Admit it with me. You’ve vowed that you’ll start your diet tomorrow and gorged on chocolate chip cookie dough, (well, except for Joey). You bought your salted kettle chips from the gourmet grocery because, well, someone else might want to eat them. But you live alone.
You’ve sworn that after this sandwich, you’ll give up eating carbs (well, I’ve never personally done that, but you know, OTHER people).
I’m not going to pretend I’ve done the research, but I do know that at any given time there are a lot of people that claim to be dieting. Your aunt claims to be dieting as she drowns her steak caesar salad in house dressing and the woman next to you at your Weight Watchers meeting doesn’t come right out and say it but you KNOW she polished off the box of Oreo Cakesters last night when she was watching American Idol, even though she probably said she only had two.
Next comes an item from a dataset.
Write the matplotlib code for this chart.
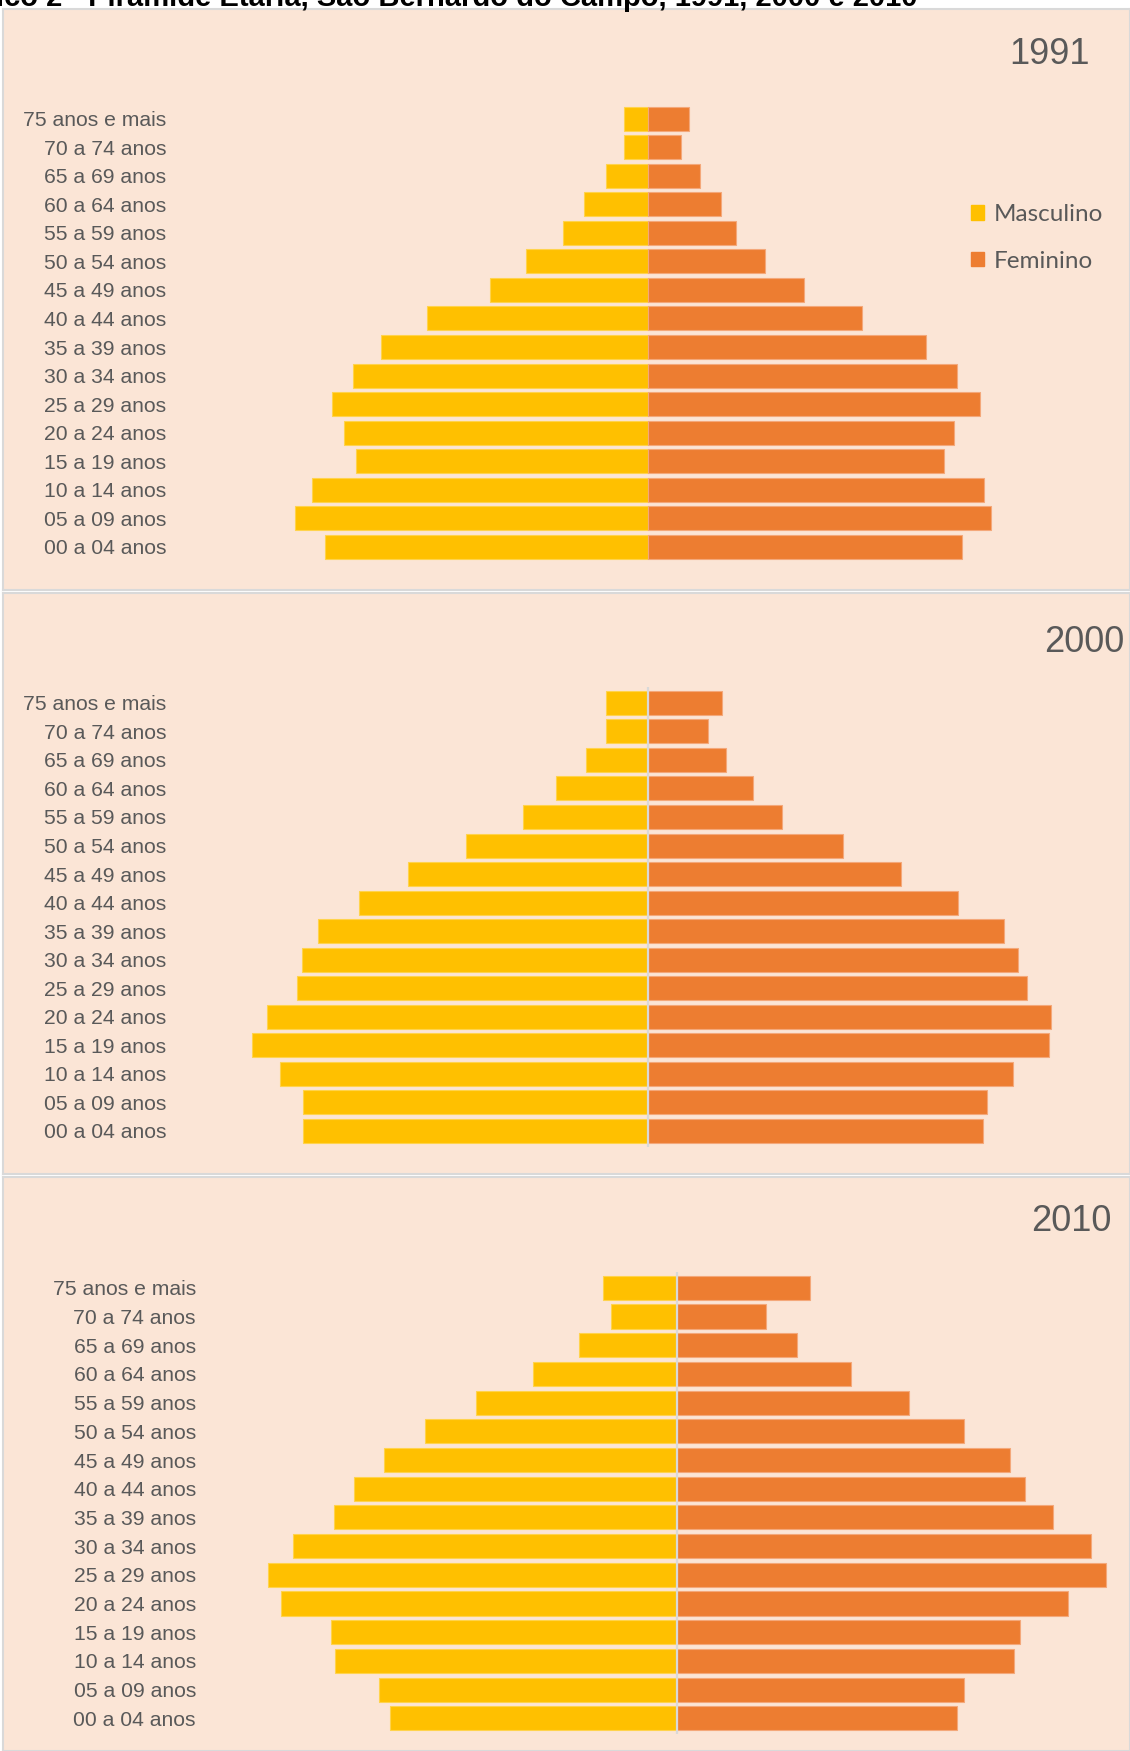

I’ve done my fair share of dieting in my life. In high school, I used to eat a reduced-fat blueberry muffin for breakfast thinking I was eating health food. After college, I lost twenty pounds of unwanted beer weight only to promptly start a food blog and gain about half of that back three years later.
Throughout all of my experience with weight reduction and dieting I’ve learned two things:
1. If you cheat, you’re only cheating yourself. No one other than you really cares if you’re going to eat a second brownie or if you’re lying through your teeth when you say you had a salad for lunch.
2. Deprivation will never work. While there are some people who have had success losing weight by cutting carbs, cutting dairy, cutting fats, I believe that if you’re able to erase a entire food category from your diet then it probably isn’t that much of a sacrifice. I could never give up bread and I would ever give up chocolate but what I can do when I’m trying to shed or maintain weight is eat these things in moderation.
It was my quest last weekend to make some type of dessert to eat in moderation that ended in these cookies. The recipe is an adaptation of a more indulgent recipe I found in the Moosewood Dessert cookbook. In the Moosewood book these are called Cowboy cookies because it’s supposedly an adaptation of a recipe . And come on, don’t “Cowboy Cookies” sound way more fun than “No-Butter Chocolate Chip Cookies?
That’s what I thought.
I will be forthcoming and tell you that while these cookies don’t contain any butter, they taste quite like they don’t contain butter. They were hearty and definitely took the edge off my yen for chocolate, but don’t make them expecting something like this. Or you will be sorely disappointed.
Lighter Cowboy Cookies
1 cup applesauce
1/2 cup white sugar
1/2 cup packed brown sugar
1 teaspoon vanilla extract
1 1/4 cups all-purpose flour
2 1/4 cups quick-cooking oats
1 1/2 cup semisweet chocolate chips
1. Preheat oven to 350 degrees F (175 degrees C). Grease cookie sheets.
In a large bowl, mix together the applesauce, white sugar and brown sugar until well blended. Beat in the eggs and vanilla.
2. Gradually stir in the flour and oats, then fold in the chocolate chips and butterscotch chips. Drop by heaping spoonfuls onto the prepared baking sheets.
3. Bake for 12 to 15 minutes in the preheated oven, until the bottoms are golden. Cool on wire racks.
Tell me about your favorite indulgences. What could you never give up if you were dieting?